Address
- 2770 FM 163 Cleveland, Texas, 77327 United States

District information
- Type: Public
- Grades: PK–12
- Schools: 4
- NCES District ID: 4842210

Students and staff
- Students: 1,928 (2023–2024)
- Teachers: 118.24 (on an FTE basis) (2023–2024)
- Staff: 128.36 (on an FTE basis) (2023–2024)
- Student–teacher ratio: 16.31 (2023–2024)

Other information
- Website: www.tarkingtonisd.net

= Tarkington Independent School District =

School district in Texas, United States

Tarkington Independent School District is a public school district in north central Liberty County, Texas (USA). All 4 campuses are located on the same plot of land, with the High School facing County Road 2268, and the other three campus are along Farm to Market Road 163. The district covers 238 sqmi; and the schools are located 7 mi southeast of Cleveland and fifty miles northeast of Houston.

Small portions of Cleveland are in the district boundaries.
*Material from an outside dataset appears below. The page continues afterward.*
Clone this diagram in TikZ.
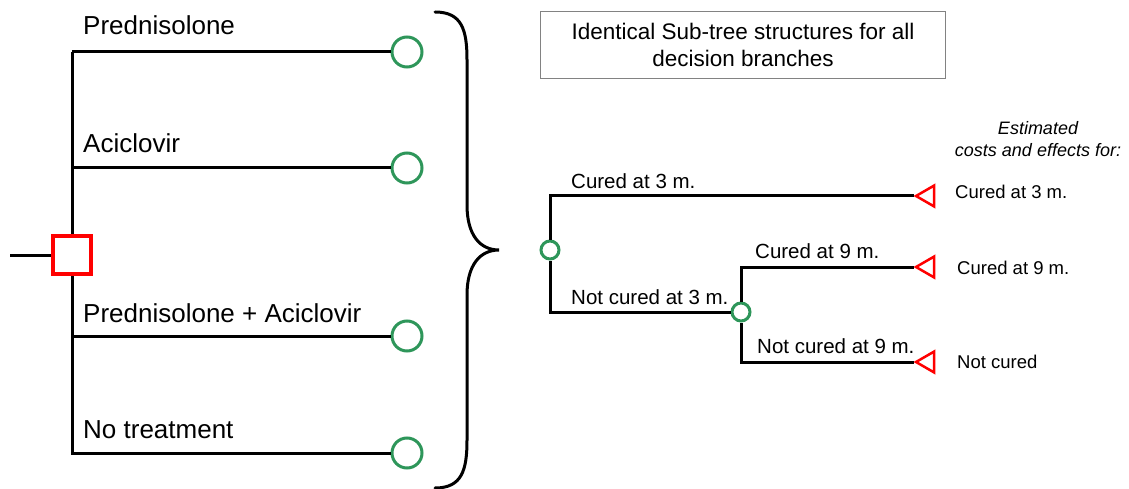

The unincorporated communities served include Dolen, Hightower, Rayburn, and Tarkington Prairie.

The boundaries of the district are the Liberty/San Jacinto county line to the north, the Trinity River to the east, Luce Bayou to the south, and Tarkington Bayou to the east.

In 2009, the school district was rated "academically acceptable" by the Texas Education Agency.
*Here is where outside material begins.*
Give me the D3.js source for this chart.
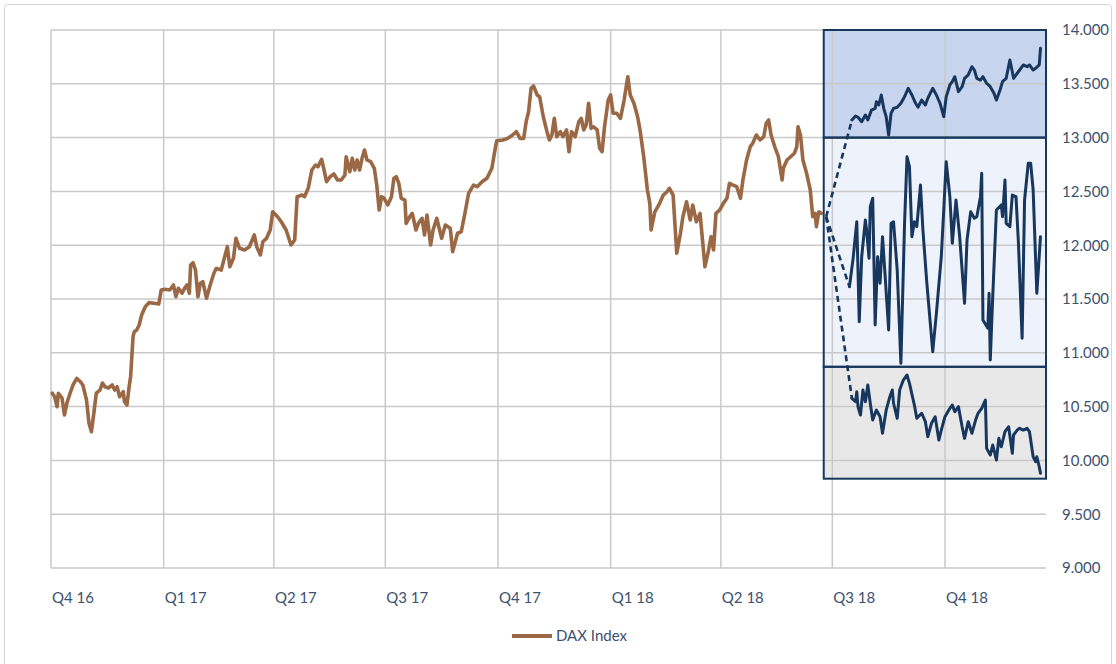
<!DOCTYPE html>
<html>
<head>
<meta charset="utf-8">
<script src="https://cdn.jsdelivr.net/npm/d3@7"></script>
<style>
  html, body { margin: 0; padding: 0; background: #ffffff; }
  svg { display: block; }
</style>
</head>
<body>
<svg id="chart" width="1116" height="664"></svg>
<script>
// ---------------- DATA ----------------
const seriesName = "DAX Index";

const daxDates = [
"2016-10-02","2016-10-04","2016-10-06","2016-10-07","2016-10-10","2016-10-12","2016-10-14","2016-10-17","2016-10-19","2016-10-22","2016-10-25","2016-10-27","2016-10-30",
"2016-11-01","2016-11-03","2016-11-05","2016-11-07","2016-11-10","2016-11-12","2016-11-14","2016-11-17","2016-11-20","2016-11-22","2016-11-24","2016-11-26","2016-11-29","2016-11-30",
"2016-12-02","2016-12-04","2016-12-05","2016-12-07","2016-12-08","2016-12-10","2016-12-12","2016-12-14","2016-12-17","2016-12-20","2016-12-24","2016-12-28","2016-12-30",
"2017-01-02","2017-01-06","2017-01-09","2017-01-11","2017-01-13","2017-01-16","2017-01-18","2017-01-20","2017-01-22","2017-01-23","2017-01-25","2017-01-27","2017-01-29","2017-01-31",
"2017-02-02","2017-02-05","2017-02-08","2017-02-11","2017-02-13","2017-02-17","2017-02-20","2017-02-22","2017-02-24","2017-02-27",
"2017-03-01","2017-03-04","2017-03-08","2017-03-12","2017-03-16","2017-03-18","2017-03-21","2017-03-23","2017-03-26","2017-03-29","2017-03-31",
"2017-04-04","2017-04-07","2017-04-11","2017-04-15","2017-04-18","2017-04-20","2017-04-24","2017-04-26","2017-04-29",
"2017-05-02","2017-05-05","2017-05-07","2017-05-10","2017-05-12","2017-05-14","2017-05-17","2017-05-20","2017-05-23","2017-05-26","2017-05-29","2017-05-30",
"2017-06-02","2017-06-04","2017-06-06","2017-06-08","2017-06-10","2017-06-12","2017-06-14","2017-06-16","2017-06-19","2017-06-22","2017-06-24","2017-06-26","2017-06-28","2017-06-30",
"2017-07-03","2017-07-06","2017-07-08","2017-07-10","2017-07-12","2017-07-14","2017-07-17","2017-07-18","2017-07-21","2017-07-23","2017-07-26","2017-07-28","2017-07-31",
"2017-08-02","2017-08-04","2017-08-07","2017-08-09","2017-08-12","2017-08-16","2017-08-19","2017-08-23","2017-08-25","2017-08-29",
"2017-09-01","2017-09-04","2017-09-07","2017-09-11","2017-09-14","2017-09-18","2017-09-22","2017-09-26","2017-09-29","2017-09-30",
"2017-10-05","2017-10-09","2017-10-13","2017-10-16","2017-10-19","2017-10-22","2017-10-24","2017-10-26","2017-10-28","2017-10-30",
"2017-11-02","2017-11-04","2017-11-07","2017-11-10","2017-11-12","2017-11-14","2017-11-16","2017-11-18","2017-11-21","2017-11-23","2017-11-26","2017-11-28","2017-11-30",
"2017-12-03","2017-12-06","2017-12-08","2017-12-10","2017-12-12","2017-12-14","2017-12-16","2017-12-18","2017-12-21","2017-12-23","2017-12-25","2017-12-27","2017-12-30",
"2018-01-01","2018-01-03","2018-01-06","2018-01-09","2018-01-12","2018-01-15","2018-01-17","2018-01-20","2018-01-23","2018-01-25","2018-01-28","2018-01-31",
"2018-02-02","2018-02-03","2018-02-06","2018-02-10","2018-02-13","2018-02-16","2018-02-18","2018-02-21","2018-02-24","2018-02-27",
"2018-03-01","2018-03-04","2018-03-07","2018-03-09","2018-03-12","2018-03-15","2018-03-17","2018-03-19","2018-03-22","2018-03-24","2018-03-26","2018-03-28","2018-03-31",
"2018-04-03","2018-04-06","2018-04-08","2018-04-11","2018-04-14","2018-04-17","2018-04-19","2018-04-22","2018-04-25","2018-04-27","2018-04-30",
"2018-05-03","2018-05-06","2018-05-08","2018-05-10","2018-05-12","2018-05-15","2018-05-18","2018-05-21","2018-05-22","2018-05-25","2018-05-28","2018-05-31",
"2018-06-02","2018-06-03","2018-06-05","2018-06-07","2018-06-10","2018-06-13","2018-06-15","2018-06-17","2018-06-18","2018-06-20","2018-06-22"
];
const daxValues = [
10624,10592,10499,10624,10580,10422,10533,10638,10701,10763,10731,10701,10561,
10347,10267,10440,10626,10654,10719,10685,10673,10701,10654,10685,10592,10638,10545,
10515,10701,10778,11150,11196,11212,11258,11351,11428,11466,11460,11453,11584,
11590,11584,11630,11521,11599,11553,11599,11630,11553,11816,11837,11769,11521,11646,
11661,11506,11630,11739,11785,11769,11900,11986,11800,11878,
12064,11971,11955,11986,12095,11986,11909,12032,12064,12141,12311,
12265,12218,12141,12002,12048,12451,12466,12451,12529,
12699,12745,12730,12798,12699,12590,12637,12662,12606,12606,12652,12822,
12683,12808,12699,12792,12699,12808,12885,12792,12776,12715,12559,12327,12451,12436,
12374,12451,12622,12637,12575,12436,12420,12203,12265,12296,12141,12203,12250,
12095,12281,12002,12141,12250,12064,12188,12157,11940,12111,
12125,12296,12482,12559,12544,12590,12622,12715,12915,12971,
12978,12993,13024,13055,12993,12993,13148,13241,13458,13480,
13396,13380,13194,13055,12978,13024,13179,13008,13055,13008,13071,12869,13055,
13008,13148,13179,13071,13117,13319,13086,13101,13071,12901,12869,13101,13349,
13396,13226,13226,13179,13349,13566,13396,13319,13194,13071,12822,12513,
12389,12141,12308,12389,12466,12497,12529,12466,11925,12111,
12265,12404,12234,12374,12218,12296,12048,11800,11955,12079,11955,12296,12327,
12389,12436,12575,12559,12544,12436,12606,12792,12915,12947,13024,
12978,13008,13133,13164,13024,12915,12822,12606,12715,12792,12822,12854,
12915,13101,13024,12792,12668,12513,12265,12296,12172,12311,12296
];

// scenario paths (bull / base / bear)
const bullDates = [
"2018-07-17","2018-07-20","2018-07-22","2018-07-25","2018-07-28","2018-07-30",
"2018-08-02","2018-08-05","2018-08-06","2018-08-08","2018-08-10","2018-08-12","2018-08-14","2018-08-16","2018-08-18","2018-08-20","2018-08-23","2018-08-26","2018-08-29",
"2018-09-01","2018-09-04","2018-09-07","2018-09-09","2018-09-12","2018-09-15","2018-09-17","2018-09-19","2018-09-21","2018-09-24","2018-09-27","2018-09-30",
"2018-10-02","2018-10-05","2018-10-07","2018-10-09","2018-10-12","2018-10-15","2018-10-17","2018-10-20","2018-10-23","2018-10-25","2018-10-27","2018-10-30",
"2018-11-01","2018-11-04","2018-11-07","2018-11-10","2018-11-12","2018-11-15","2018-11-17","2018-11-20","2018-11-23","2018-11-25","2018-11-26","2018-11-29",
"2018-12-01","2018-12-04","2018-12-07","2018-12-09","2018-12-12","2018-12-14","2018-12-17","2018-12-18"
];
const bullValues = [
13164,13201,13189,13148,13210,13164,
13256,13272,13334,13303,13396,13272,13194,13024,13226,13272,13282,13319,13380,
13458,13396,13319,13282,13349,13303,13365,13412,13458,13396,13319,13194,
13380,13489,13520,13566,13427,13473,13551,13582,13659,13628,13551,13535,
13566,13505,13473,13412,13349,13442,13520,13551,13721,13612,13551,13598,
13628,13675,13659,13675,13628,13644,13675,13830
];

const baseDates = [
"2018-07-15","2018-07-18","2018-07-21","2018-07-23","2018-07-25","2018-07-28","2018-07-29","2018-07-31",
"2018-08-01","2018-08-03","2018-08-05","2018-08-07","2018-08-09","2018-08-11","2018-08-13","2018-08-16","2018-08-18","2018-08-20","2018-08-23","2018-08-26","2018-08-29","2018-08-31",
"2018-09-02","2018-09-04","2018-09-06","2018-09-08","2018-09-11","2018-09-13","2018-09-16","2018-09-21","2018-09-24","2018-09-28","2018-09-30",
"2018-10-02","2018-10-05","2018-10-07","2018-10-10","2018-10-13","2018-10-17","2018-10-19","2018-10-22","2018-10-25","2018-10-27","2018-10-30","2018-10-31",
"2018-11-01","2018-11-05","2018-11-06","2018-11-07","2018-11-09","2018-11-12","2018-11-16","2018-11-17","2018-11-19","2018-11-20","2018-11-23","2018-11-25","2018-11-28","2018-11-30",
"2018-12-03","2018-12-05","2018-12-08","2018-12-10","2018-12-12","2018-12-15","2018-12-18"
];
const baseValues = [
11614,11878,12218,11289,11893,12234,12141,11878,
12358,12436,11258,11893,11646,12079,11739,11212,12203,12218,11769,10902,12203,12822,
12730,12079,12218,12172,12559,12141,11676,11010,11367,11893,12327,
12776,12451,12018,12420,12079,11460,12048,12311,12250,12265,12451,12668,
11305,11228,11553,10933,11521,12327,12374,12265,12606,12203,12172,12466,12451,12018,
11135,12420,12761,12761,12513,11553,12079
];

const bearDates = [
"2018-07-17","2018-07-20","2018-07-21","2018-07-22","2018-07-24","2018-07-26","2018-07-28","2018-07-30",
"2018-08-01","2018-08-03","2018-08-06","2018-08-09","2018-08-11","2018-08-14","2018-08-17","2018-08-19","2018-08-20","2018-08-23","2018-08-25","2018-08-28","2018-08-31",
"2018-09-02","2018-09-06","2018-09-08","2018-09-12","2018-09-15","2018-09-17","2018-09-20","2018-09-23","2018-09-26","2018-09-28",
"2018-10-01","2018-10-05","2018-10-07","2018-10-09","2018-10-12","2018-10-15","2018-10-17","2018-10-20","2018-10-23","2018-10-26","2018-10-28","2018-10-31",
"2018-11-03","2018-11-04","2018-11-07","2018-11-09","2018-11-12","2018-11-14","2018-11-16","2018-11-19","2018-11-22","2018-11-25","2018-11-26","2018-11-29",
"2018-12-01","2018-12-04","2018-12-07","2018-12-09","2018-12-12","2018-12-14","2018-12-15","2018-12-17","2018-12-18"
];
const bearValues = [
10577,10545,10638,10499,10422,10654,10545,10701,
10531,10375,10468,10406,10252,10468,10592,10654,10531,10391,10654,10747,10794,
10716,10515,10391,10438,10360,10220,10345,10406,10189,10282,
10406,10484,10515,10452,10499,10313,10205,10360,10252,10375,10438,10484,
10561,10112,10050,10143,10004,10205,10127,10267,10313,10066,10236,10282,
10298,10282,10298,10267,10034,9988,10034,9941,9880
];

// start point of the dashed connectors
const anchorDate = "2018-06-26";
const anchorValue = 12265;

// scenario bands (value ranges)
const bandStart = "2018-06-24";
const bandLows  = [13000, 10870, 9830];
const bandHighs = [14000, 13000, 10870];

// axes
const quarterDates  = ["2016-10-01","2017-01-01","2017-04-01","2017-07-01","2017-10-01","2018-01-01","2018-04-01","2018-07-01","2018-10-01"];
const quarterLabels = ["Q4 16","Q1 17","Q2 17","Q3 17","Q4 17","Q1 18","Q2 18","Q3 18","Q4 18"];
const yTicks = [9000,9500,10000,10500,11000,11500,12000,12500,13000,13500,14000];
const xDomain = ["2016-10-01","2018-12-22T12:00"];

// ---------------- RENDER ----------------
const parse = d3.isoParse;
const svg = d3.select("#chart");

const x = d3.scaleTime().domain(xDomain.map(parse)).range([51, 1046]);
const y = d3.scaleLinear().domain([9000, 14000]).range([568, 30]);

const de = d3.formatLocale({decimal: ",", thousands: ".", grouping: [3], currency: ["", "€"]});
const fmt = de.format(",");

const textColor = "#3c5170";
const navy = "#17375e";
const brown = "#9a6845";
const gridColor = "#c9c9c9";
const bandFills = ["#c8d5ee", "#eef2fa", "#e8e8e8"];

// outer frame
svg.append("rect")
  .attr("x", 4.5).attr("y", 4.5).attr("width", 1107).attr("height", 680)
  .attr("rx", 3)
  .attr("fill", "none").attr("stroke", "#d4d4d4").attr("stroke-width", 1);

// band fills
const bandX0 = x(parse(bandStart));
const bandX1 = x.range()[1];
const bands = bandLows.map((lo, i) => ({lo, hi: bandHighs[i], fill: bandFills[i]}));
svg.append("g").selectAll("rect").data(bands).join("rect")
  .attr("x", bandX0).attr("width", bandX1 - bandX0)
  .attr("y", d => y(d.hi)).attr("height", d => y(d.lo) - y(d.hi))
  .attr("fill", d => d.fill);

// gridlines
const grid = svg.append("g");
grid.selectAll("line.h").data(yTicks).join("line").attr("class", "h")
  .attr("x1", x.range()[0]).attr("x2", x.range()[1])
  .attr("y1", d => y(d)).attr("y2", d => y(d))
  .attr("stroke", gridColor).attr("stroke-width", 1.5);
grid.selectAll("line.v").data(quarterDates).join("line").attr("class", "v")
  .attr("x1", d => x(parse(d))).attr("x2", d => x(parse(d)))
  .attr("y1", y(14000)).attr("y2", y(9000))
  .attr("stroke", gridColor).attr("stroke-width", 1.5);

// band borders
svg.append("g").selectAll("rect").data(bands).join("rect")
  .attr("x", bandX0).attr("width", bandX1 - bandX0)
  .attr("y", d => y(d.hi)).attr("height", d => y(d.lo) - y(d.hi))
  .attr("fill", "none").attr("stroke", navy).attr("stroke-width", 2);

// lines
const line = d3.line().x(d => x(d.date)).y(d => y(d.value));
const toPts = (dates, vals) => dates.map((d, i) => ({date: parse(d), value: vals[i]}));

const dax = toPts(daxDates, daxValues);
svg.append("path").datum(dax).attr("d", line)
  .attr("fill", "none").attr("stroke", brown).attr("stroke-width", 3.6)
  .attr("stroke-linejoin", "round").attr("stroke-linecap", "round");

const scen = [toPts(bullDates, bullValues), toPts(baseDates, baseValues), toPts(bearDates, bearValues)];
const anchor = {date: parse(anchorDate), value: anchorValue};

// dashed connectors
svg.append("g").selectAll("path").data(scen).join("path")
  .attr("d", s => line([anchor, s[0]]))
  .attr("fill", "none").attr("stroke", navy).attr("stroke-width", 2.6)
  .attr("stroke-dasharray", "6,4");

svg.append("g").selectAll("path").data(scen).join("path")
  .attr("d", line)
  .attr("fill", "none").attr("stroke", navy).attr("stroke-width", 3)
  .attr("stroke-linejoin", "round").attr("stroke-linecap", "round");

// y labels (right)
svg.append("g").selectAll("text").data(yTicks).join("text")
  .attr("x", 1062).attr("y", d => y(d)).attr("dy", "0.36em")
  .attr("font-family", "Lato, 'Open Sans', sans-serif").attr("font-size", 15)
  .attr("fill", textColor).text(d => fmt(d));

// x labels
svg.append("g").selectAll("text").data(quarterDates).join("text")
  .attr("x", d => x(parse(d)) + 1).attr("y", 603)
  .attr("font-family", "Lato, 'Open Sans', sans-serif").attr("font-size", 15)
  .attr("fill", textColor).text((d, i) => quarterLabels[i]);

// legend
const lg = svg.append("g");
lg.append("line").attr("x1", 512).attr("x2", 552).attr("y1", 636).attr("y2", 636)
  .attr("stroke", brown).attr("stroke-width", 4);
lg.append("text").attr("x", 556).attr("y", 641)
  .attr("font-family", "Lato, 'Open Sans', sans-serif").attr("font-size", 15)
  .attr("fill", textColor).text(seriesName);
</script>
</body>
</html>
One of the district trustees is Dwayne Stovall.

==Schools==

- Tarkington High School (Class 4A; Grades 9–12)
  - In a nod to the two Texas flagship universities, the mascot is the Longhorn (the mascot of the University of Texas) and the school colors are maroon, white, and Vegas gold (maroon and white are the colors of Texas A&M).
- Tarkington Middle School (Grades 6–8)
- Tarkington Intermediate School (Grades 4–5)
- Tarkington Elementary School (Grades PK-3)

==History==
The area that now constitutes the Tarkington Independent School District was settled in 1826 when the first settlers purchased land from the Mexican government and became ranchers. The flat, wooded land was once open prairie where cattle grazed. Tarkington Prairie settlers wanted their children to have a good education, so they built several different schools with colorful names such as Box Island, Little Flock, and Pelican.

The many smaller schools soon became five school districts: Dolen, Hightower, East Tarkington, North Tarkington, and West Tarkington. There was a rivalry among the schools in academic and sporting competitions.

The five districts consolidated into the Tarkington Consolidated School District in 1931. In 1954, Tarkington became an Independent School District and dropped "Consolidated" from its name. The number of students has grown, and the number of facilities has grown.

The old school building destroyed by fire in 1937 still stands in east Tarkington on County Road 2296.

==Operations==
Circa 1995 the annual cost per student incurred by the district was $3,895; around that time the average per-student cost in Houston-area school districts was $4,000-$5,000.